The EP hits a weak point with “Power,” which — clocking in at only 55 seconds long — still manages to feel like a filler track. Simz delivers one of her more developed verses of the EP, but she sacrifices her poetic lyricism and themes for what feels like empty braggadocio. “If I said that I’m the greatest then I mean it, mean it,” she raps. As a result, “Power” is the most forgettable track on the project.

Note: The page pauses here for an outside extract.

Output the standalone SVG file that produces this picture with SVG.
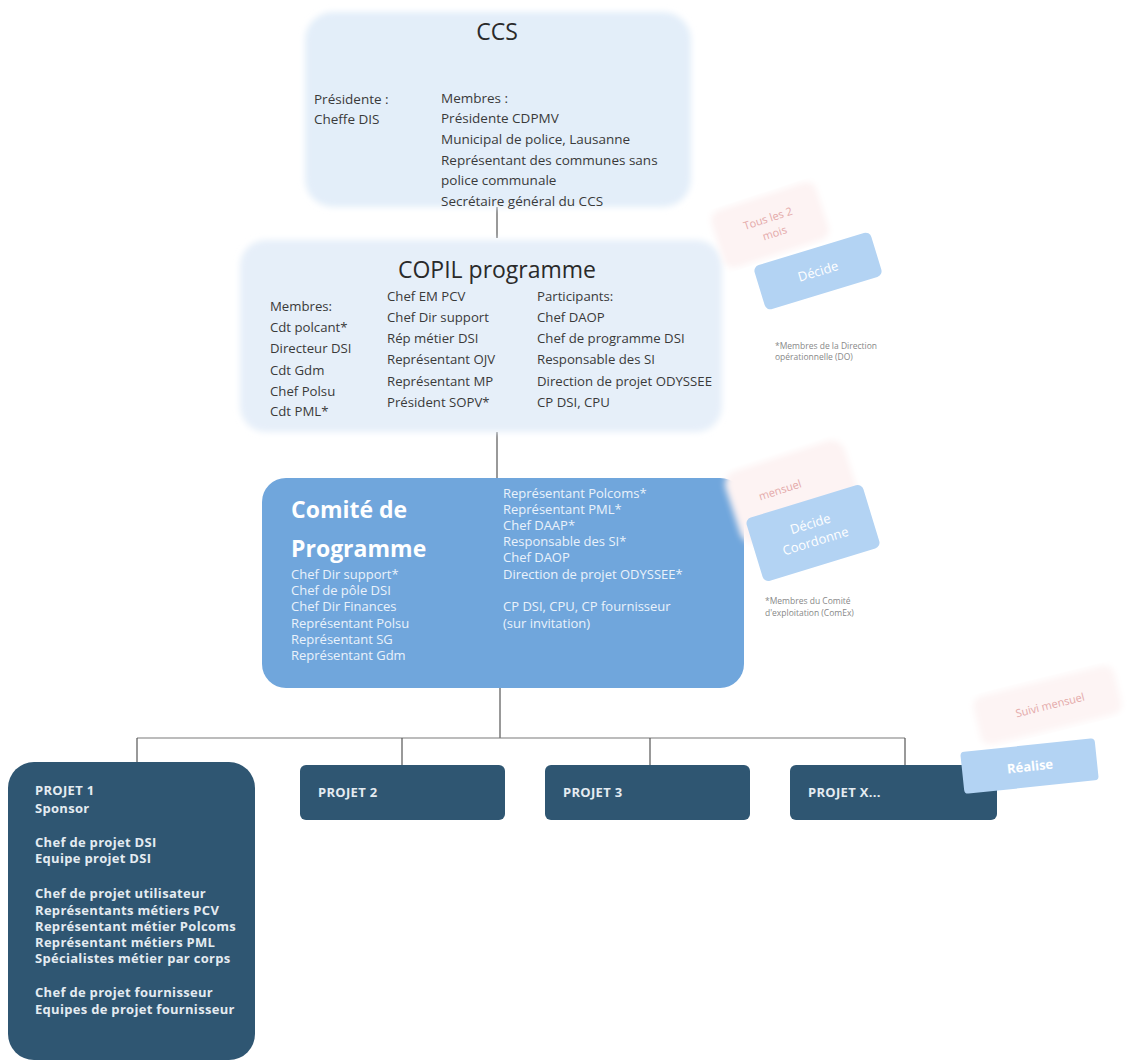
<svg xmlns="http://www.w3.org/2000/svg" width="1129" height="1064" viewBox="0 0 1129 1064">
<defs>
<filter id="soft" x="-5%" y="-5%" width="110%" height="110%"><feGaussianBlur stdDeviation="3"/></filter>
<style>
text{font-family:"Open Sans","Liberation Sans",sans-serif}
.dark{fill:#3a3a3a;font-size:13.5px}
.dark2{fill:#3a3a3a;font-size:13.2px}
.title{fill:#2a2a2a;font-size:23px}
.comw{fill:#eaf2fb;font-size:13px}
.comt{fill:#ffffff;font-size:23px;font-weight:bold}
.proj{fill:#e4ebf1;font-size:13px;font-weight:bold;letter-spacing:0.3px}
.pink{fill:#e4a9a9;font-size:11px}
.btn{fill:#ffffff;font-size:13px}
.note{fill:#888888;font-size:8.5px}
.conn{stroke:#555555;stroke-width:1.2;fill:none}
.hline{stroke:#7a7a7a;stroke-width:1.2;fill:none}
</style>
</defs>
<rect width="1129" height="1064" fill="#ffffff"/>

<g id="connectors">
<line class="conn" x1="497" y1="207" x2="497" y2="238"/>
<line class="conn" x1="497" y1="432" x2="497" y2="478"/>
<line class="conn" x1="500" y1="688" x2="500" y2="738"/>
<line class="hline" x1="137" y1="738" x2="905" y2="738"/>
<line class="conn" x1="137" y1="738" x2="137" y2="763"/>
<line class="conn" x1="402" y1="738" x2="402" y2="766"/>
<line class="conn" x1="650" y1="738" x2="650" y2="766"/>
<line class="conn" x1="905" y1="738" x2="905" y2="766"/>
</g>

<g id="ccs">
<rect x="305" y="12" width="386" height="195" rx="28" fill="#e3eef9" filter="url(#soft)"/>
<text class="title" x="497" y="40" text-anchor="middle">CCS</text>
<text class="dark" x="314" y="104">Présidente :</text>
<text class="dark" x="314" y="124">Cheffe DIS</text>
<text class="dark" x="441" y="103">Membres :</text>
<text class="dark" x="441" y="123">Présidente CDPMV</text>
<text class="dark" x="441" y="144">Municipal de police, Lausanne</text>
<text class="dark" x="441" y="165">Représentant des communes sans</text>
<text class="dark" x="441" y="185">police communale</text>
<text class="dark" x="441" y="206">Secrétaire général du CCS</text>
</g>

<g id="copil">
<rect x="240" y="240" width="482" height="192" rx="26" fill="#e6eff9" filter="url(#soft)"/>
<text class="title" x="497" y="278" text-anchor="middle" font-size="24">COPIL programme</text>
<text class="dark2" x="270" y="311">Membres:</text>
<text class="dark2" x="270" y="332">Cdt polcant*</text>
<text class="dark2" x="270" y="353">Directeur DSI</text>
<text class="dark2" x="270" y="375">Cdt Gdm</text>
<text class="dark2" x="270" y="396">Chef Polsu</text>
<text class="dark2" x="270" y="416">Cdt PML*</text>
<text class="dark2" x="387" y="301">Chef EM PCV</text>
<text class="dark2" x="387" y="322">Chef Dir support</text>
<text class="dark2" x="387" y="343">Rép métier DSI</text>
<text class="dark2" x="387" y="364">Représentant OJV</text>
<text class="dark2" x="387" y="386">Représentant MP</text>
<text class="dark2" x="387" y="407">Président SOPV*</text>
<text class="dark2" x="537" y="301">Participants:</text>
<text class="dark2" x="537" y="322">Chef DAOP</text>
<text class="dark2" x="537" y="343">Chef de programme DSI</text>
<text class="dark2" x="537" y="364">Responsable des SI</text>
<text class="dark2" x="537" y="386">Direction de projet ODYSSEE</text>
<text class="dark2" x="537" y="407">CP DSI, CPU</text>
</g>

<g id="comite">
<rect x="262" y="478" width="482" height="210" rx="24" fill="#70a6dc"/>
<text class="comt" x="291" y="518">Comité de</text>
<text class="comt" x="291" y="557">Programme</text>
<text class="comw" x="291" y="579">Chef Dir support*</text>
<text class="comw" x="291" y="595">Chef de pôle DSI</text>
<text class="comw" x="291" y="611">Chef Dir Finances</text>
<text class="comw" x="291" y="628">Représentant Polsu</text>
<text class="comw" x="291" y="644">Représentant SG</text>
<text class="comw" x="291" y="660">Représentant Gdm</text>
<text class="comw" x="503" y="498">Représentant Polcoms*</text>
<text class="comw" x="503" y="514">Représentant PML*</text>
<text class="comw" x="503" y="530">Chef DAAP*</text>
<text class="comw" x="503" y="546">Responsable des SI*</text>
<text class="comw" x="503" y="562">Chef DAOP</text>
<text class="comw" x="503" y="579">Direction de projet ODYSSEE*</text>
<text class="comw" x="503" y="611">CP DSI, CPU, CP fournisseur</text>
<text class="comw" x="503" y="628">(sur invitation)</text>
</g>

<g id="projet1">
<rect x="8" y="762" width="247" height="298" rx="26" fill="#2f5672"/>
<text class="proj" x="35" y="795">PROJET 1</text>
<text class="proj" x="35" y="813">Sponsor</text>
<text class="proj" x="35" y="847">Chef de projet  DSI</text>
<text class="proj" x="35" y="863">Equipe projet DSI</text>
<text class="proj" x="35" y="898">Chef de projet utilisateur</text>
<text class="proj" x="35" y="915">Représentants métiers PCV</text>
<text class="proj" x="35" y="931">Représentant métier Polcoms</text>
<text class="proj" x="35" y="947">Représentant métiers PML</text>
<text class="proj" x="35" y="963">Spécialistes métier par corps</text>
<text class="proj" x="35" y="997">Chef de projet fournisseur</text>
<text class="proj" x="35" y="1014">Equipes de projet fournisseur</text>
</g>

<g id="projet2">
<rect x="300" y="765" width="205" height="55" rx="6" fill="#2f5672"/>
<text class="proj" x="318" y="797">PROJET 2</text>
</g>
<g id="projet3">
<rect x="545" y="765" width="205" height="55" rx="6" fill="#2f5672"/>
<text class="proj" x="563" y="797">PROJET 3</text>
</g>
<g id="projetx">
<rect x="790" y="765" width="207" height="55" rx="6" fill="#2f5672"/>
<text class="proj" x="808" y="797">PROJET X...</text>
</g>

<g id="note-copil">
<rect x="715" y="195" width="110" height="60" rx="10" fill="#fdf3f3" transform="rotate(-18 770 225)" filter="url(#soft)"/>
<text class="pink" x="770" y="222" text-anchor="middle" transform="rotate(-18 770 225)">Tous les 2</text>
<text class="pink" x="772" y="238" text-anchor="middle" transform="rotate(-18 770 225)">mois</text>
<rect x="757" y="248" width="122" height="46" rx="6" fill="#b3d3f3" transform="rotate(-17 818 271)"/>
<text class="btn" x="818" y="276" text-anchor="middle" transform="rotate(-17 818 271)">Décide</text>
<text class="note" x="775" y="349">*Membres de la Direction</text>
<text class="note" x="775" y="360">opérationnelle (DO)</text>
</g>

<g id="note-comite">
<rect x="730" y="455" width="125" height="75" rx="14" fill="#fdf3f3" transform="rotate(-18 790 492)" filter="url(#soft)"/>
<text class="pink" x="780" y="494" text-anchor="middle" transform="rotate(-18 780 490)">mensuel</text>
<rect x="752" y="500" width="122" height="66" rx="6" fill="#b3d3f3" transform="rotate(-17 813 533)"/>
<text class="btn" x="813" y="528" text-anchor="middle" transform="rotate(-17 813 533)">Décide</text>
<text class="btn" x="813" y="546" text-anchor="middle" transform="rotate(-17 813 533)">Coordonne</text>
<text class="note" x="765" y="604">*Membres du Comité</text>
<text class="note" x="765" y="616">d'exploitation (ComEx)</text>
</g>

<g id="note-projets">
<rect x="975" y="680" width="145" height="50" rx="10" fill="#fdf4f4" transform="rotate(-14 1048 705)" filter="url(#soft)"/>
<text class="pink" x="1050" y="709" text-anchor="middle" transform="rotate(-14 1050 705)">Suivi mensuel</text>
<rect x="962" y="745" width="135" height="42" rx="4" fill="#b3d3f3" transform="rotate(-6 1030 766)"/>
<text class="btn" x="1030" y="771" text-anchor="middle" font-weight="bold" transform="rotate(-6 1030 766)">Réalise</text>
</g>
</svg>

Yet Little Simz strikes a balance between the demands of minimalist EDM and her own unique, distinctive brand of introspection on “Far Away.” Here, she is at her best as she reminisces on lost love, bringing back the vulnerability that made her previous projects so powerful. The track also has the catchiest hook on the record — “Don’t wait around for me, my baby / Can’t bear to see your tears, my darling” — which, when delivered in Simz’s soft, touching voice, strikes a chord that no other song on the album quite does. While not exciting enough to carry the project as a whole, “Far Away” shows that the EP’s production can suit Simz, which gives fans enough to be confident that her future is bright.

“Drop 7” is a somewhat interesting sonic experiment with no strong identity. The EP’s lack of strong hooks holds it back, and in her attempts to change her style to fit the EDM genre, Simz doesn’t play to her many developed strengths as an artist.

There is not much to dislike on “Drop 7,” but there is not much to love either. Many of its faults could be overlooked if there were tighter grooves or more ambitious production, but “Drop 7” prompts no strong feelings one way or the other — a rare feat for a Little Simz release.

However, as should be the case for any good experiment, the listener leaves “Drop 7” with a more mature understanding of Simz’s work and what makes her special as an artist. Simz’s complex and conceptual themes on previous releases are all the more impressive in their absence. “Drop 7” evokes a yearning for a more ambitious Little Simz project because we know what she is capable of; she rightfully has set the standard high for herself as an artist. So, for all its faults, “Drop 7” is not a wasted opportunity but rather a learning experience, operating as a testing ground for new styles and ideas that may be refined on future Little Simz projects.